> **DATASET CONTENT**

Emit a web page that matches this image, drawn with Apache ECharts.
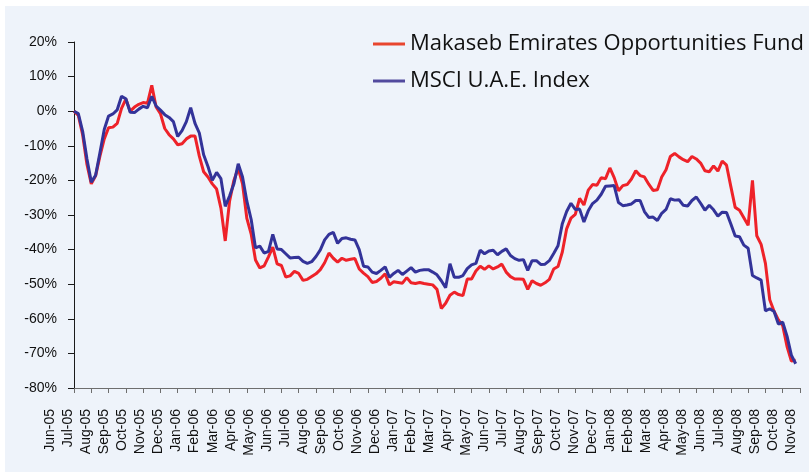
<!DOCTYPE html>
<html>
<head>
<meta charset="utf-8">
<script src="https://cdn.jsdelivr.net/npm/echarts@6/dist/echarts.min.js"></script>
<style>
  html, body { margin: 0; padding: 0; background: #ffffff; }
  #chart { width: 809px; height: 474px; }
</style>
</head>
<body>
<div id="chart"></div>
<script>
// month labels on the x axis
const months = [
  'Jun-05', 'Jul-05', 'Aug-05', 'Sep-05', 'Oct-05', 'Nov-05', 'Dec-05',
  'Jan-06', 'Feb-06', 'Mar-06', 'Apr-06', 'May-06', 'Jun-06', 'Jul-06', 'Aug-06', 'Sep-06', 'Oct-06', 'Nov-06', 'Dec-06',
  'Jan-07', 'Feb-07', 'Mar-07', 'Apr-07', 'May-07', 'Jun-07', 'Jul-07', 'Aug-07', 'Sep-07', 'Oct-07', 'Nov-07', 'Dec-07',
  'Jan-08', 'Feb-08', 'Mar-08', 'Apr-08', 'May-08', 'Jun-08', 'Jul-08', 'Aug-08', 'Sep-08', 'Oct-08', 'Nov-08'
];

// weekly points (4 per month) for the two lines, in %
const weeks = Array.from({ length: 169 }, (_, i) => i);

const fundName = 'Makaseb Emirates Opportunities Fund';
const indexName = 'MSCI U.A.E. Index';

const fund = [
  0, -1.2, -6.8, -15.4, -21, -18.7, -13, -8, -4.8, -4.6,
  -3.5, 0.8, 3.5, 0, 1.2, 2, 2.5, 2.3, 7.5, 1.2,
  -0.7, -5, -6.8, -8, -9.7, -9.4, -8, -7.2, -7.2, -13,
  -17.5, -19, -21, -22.5, -28, -37.5, -26, -20, -16.5, -21,
  -31, -35.5, -43, -45.3, -44.7, -42.1, -39.3, -44.1, -44.6, -47.9,
  -47.6, -46.3, -46.9, -48.9, -48.6, -47.8, -47, -45.8, -43.8, -41,
  -42.5, -43.6, -42.5, -43.1, -42.8, -42.6, -45.6, -46.8, -47.8, -49.5,
  -49.2, -48.3, -47, -50.2, -49.3, -49.5, -49.7, -48.1, -49.6, -49.8,
  -49.5, -49.8, -50, -50.2, -51.5, -57, -55.5, -53.2, -52.3, -53,
  -53.3, -48.5, -48.5, -46.2, -44.8, -45.7, -44.7, -45.6, -45, -44.2,
  -46.5, -47.8, -48.5, -48.5, -48.6, -51.5, -49, -49.8, -50.3, -49.6,
  -48.6, -45.6, -44.9, -40.7, -34, -30.9, -29.8, -25.2, -27.1, -22.8,
  -21.2, -21.4, -19.2, -19.5, -16.4, -19.2, -23, -21.5, -21.2, -19.6,
  -17.2, -18.6, -19, -21.1, -22.9, -22.7, -19, -16.9, -13.1, -12.2,
  -13.2, -14, -14.6, -13.1, -13.8, -15, -17.2, -17.5, -15.8, -17.3,
  -14.4, -15.6, -21.8, -27.8, -28.6, -30.8, -33, -20, -36, -38.5,
  -44, -54.5, -57.8, -60.3, -62, -68, -72.2, -72
];

const msci = [
  0, -0.7, -5.8, -13.8, -20.5, -18.5, -12, -5.3, -1.4, -0.8,
  0.4, 4.3, 3.6, -0.3, -0.4, 0.6, 1.4, 1, 4.3, 1.5,
  0.3, -1, -1.8, -3, -7.3, -5.6, -3, 1, -3.5, -6.3,
  -12.6, -16, -20, -17.7, -19.5, -27.5, -24.5, -21, -15.2, -19,
  -26, -31.3, -39.5, -39, -41, -40.5, -35.6, -39.8, -40, -41.2,
  -42.4, -42.3, -42.2, -43.4, -44, -43.5, -42, -40.1, -37.2, -35.6,
  -35, -38.2, -36.8, -36.6, -37, -37.2, -40, -44.8, -45, -46.5,
  -46.9, -46, -45, -48, -46.9, -46, -47.2, -46.2, -45.2, -46.5,
  -46, -45.8, -45.8, -46.5, -47.3, -49, -51, -44.1, -48, -48,
  -47.5, -45.5, -44.4, -44, -40.2, -41.2, -40.4, -40.2, -41.5, -40.5,
  -39.8, -41.7, -42.6, -43.1, -42.9, -46, -43.2, -43.2, -44.3, -44.2,
  -43.2, -41.1, -38.9, -32.5, -29, -26.6, -28.4, -28.3, -32, -28.8,
  -26.7, -25.7, -24, -21.7, -21.6, -21.5, -26.4, -27.3, -27.1, -26.8,
  -25.8, -25.8, -29, -30.7, -30.6, -31.6, -29.5, -28.4, -25.3, -25.7,
  -25.6, -27.2, -27.4, -25.8, -24.8, -26.6, -28.6, -27.2, -28.5, -30.3,
  -29.2, -29.3, -32.6, -36.1, -36.3, -38.7, -39.6, -47.5, -48.2, -48.8,
  -57.7, -57.1, -57.9, -61.5, -61, -65, -70.5, -73
];

const chart = echarts.init(document.getElementById('chart'));

const option = {
  animation: false,
  backgroundColor: '#ffffff',
  graphic: [
    {
      type: 'rect',
      left: 5,
      top: 6,
      z: -10,
      shape: { width: 804, height: 466 },
      style: { fill: '#eef3fa' }
    }
  ],
  legend: {
    orient: 'vertical',
    left: 368,
    top: 27,
    icon: 'rect',
    itemWidth: 32,
    itemHeight: 3,
    itemGap: 13,
    textStyle: {
      fontFamily: 'Open Sans',
      fontSize: 22,
      lineHeight: 24,
      color: '#111111'
    },
    data: [
      { name: fundName, itemStyle: { color: '#e8452e' } },
      { name: indexName, itemStyle: { color: '#524a9e' } }
    ]
  },
  grid: [
    // plot area
    { left: 74, right: 9, top: 42, bottom: 86, containLabel: false },
    // only used to place the month labels
    { left: 50, right: 18, top: 42, bottom: 86, containLabel: false }
  ],
  xAxis: [
    {
      // weekly data axis
      type: 'category',
      gridIndex: 0,
      data: weeks,
      boundaryGap: false,
      show: false
    },
    {
      // month ticks on the 0% line
      type: 'category',
      gridIndex: 0,
      position: 'bottom',
      data: months,
      boundaryGap: true,
      axisLine: { show: true, onZero: true, lineStyle: { color: '#6e6e6e', width: 1 } },
      axisTick: { show: true, interval: 0, length: 5, lineStyle: { color: '#6e6e6e' } },
      axisLabel: { show: false },
      splitLine: { show: false }
    },
    {
      // month labels
      type: 'category',
      gridIndex: 1,
      position: 'bottom',
      data: months,
      boundaryGap: false,
      axisLine: { show: false, onZero: false },
      axisTick: { show: false },
      axisLabel: {
        interval: 0,
        hideOverlap: false,
        rotate: 90,
        margin: 21,
        fontFamily: 'Liberation Sans',
        fontSize: 14,
        color: '#111111'
      }
    }
  ],
  yAxis: [
    {
      type: 'value',
      gridIndex: 0,
      min: -80,
      max: 20,
      interval: 10,
      axisLine: { show: true, lineStyle: { color: '#1a1a1a', width: 1 } },
      axisTick: { show: true, length: 6, lineStyle: { color: '#1a1a1a' } },
      axisLabel: {
        formatter: '{value}%',
        margin: 17,
        fontFamily: 'Liberation Sans',
        fontSize: 14,
        color: '#111111'
      },
      splitLine: { show: false }
    },
    {
      type: 'value',
      gridIndex: 1,
      min: -80,
      max: 20,
      show: false
    }
  ],
  series: [
    {
      name: fundName,
      type: 'line',
      xAxisIndex: 0,
      yAxisIndex: 0,
      data: fund,
      symbol: 'none',
      color: '#ee2229',
      lineStyle: { width: 3, color: '#ee2229' }
    },
    {
      name: indexName,
      type: 'line',
      xAxisIndex: 0,
      yAxisIndex: 0,
      data: msci,
      symbol: 'none',
      color: '#333399',
      lineStyle: { width: 3, color: '#333399' }
    }
  ]
};

chart.setOption(option);
</script>
</body>
</html>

> **WHAT NEEDS TO BE DONE**
Omit the pictures, then repeat exactly each line from the beginning of the listing through the line with "const indexName = 'MSCI U.A.E. Index';".

> **OUTPUT OF THE TASK**
Emit a web page that matches this image, drawn with Apache ECharts.
<!DOCTYPE html>
<html>
<head>
<meta charset="utf-8">
<script src="https://cdn.jsdelivr.net/npm/echarts@6/dist/echarts.min.js"></script>
<style>
  html, body { margin: 0; padding: 0; background: #ffffff; }
  #chart { width: 809px; height: 474px; }
</style>
</head>
<body>
<div id="chart"></div>
<script>
// month labels on the x axis
const months = [
  'Jun-05', 'Jul-05', 'Aug-05', 'Sep-05', 'Oct-05', 'Nov-05', 'Dec-05',
  'Jan-06', 'Feb-06', 'Mar-06', 'Apr-06', 'May-06', 'Jun-06', 'Jul-06', 'Aug-06', 'Sep-06', 'Oct-06', 'Nov-06', 'Dec-06',
  'Jan-07', 'Feb-07', 'Mar-07', 'Apr-07', 'May-07', 'Jun-07', 'Jul-07', 'Aug-07', 'Sep-07', 'Oct-07', 'Nov-07', 'Dec-07',
  'Jan-08', 'Feb-08', 'Mar-08', 'Apr-08', 'May-08', 'Jun-08', 'Jul-08', 'Aug-08', 'Sep-08', 'Oct-08', 'Nov-08'
];

// weekly points (4 per month) for the two lines, in %
const weeks = Array.from({ length: 169 }, (_, i) => i);

const fundName = 'Makaseb Emirates Opportunities Fund';
const indexName = 'MSCI U.A.E. Index';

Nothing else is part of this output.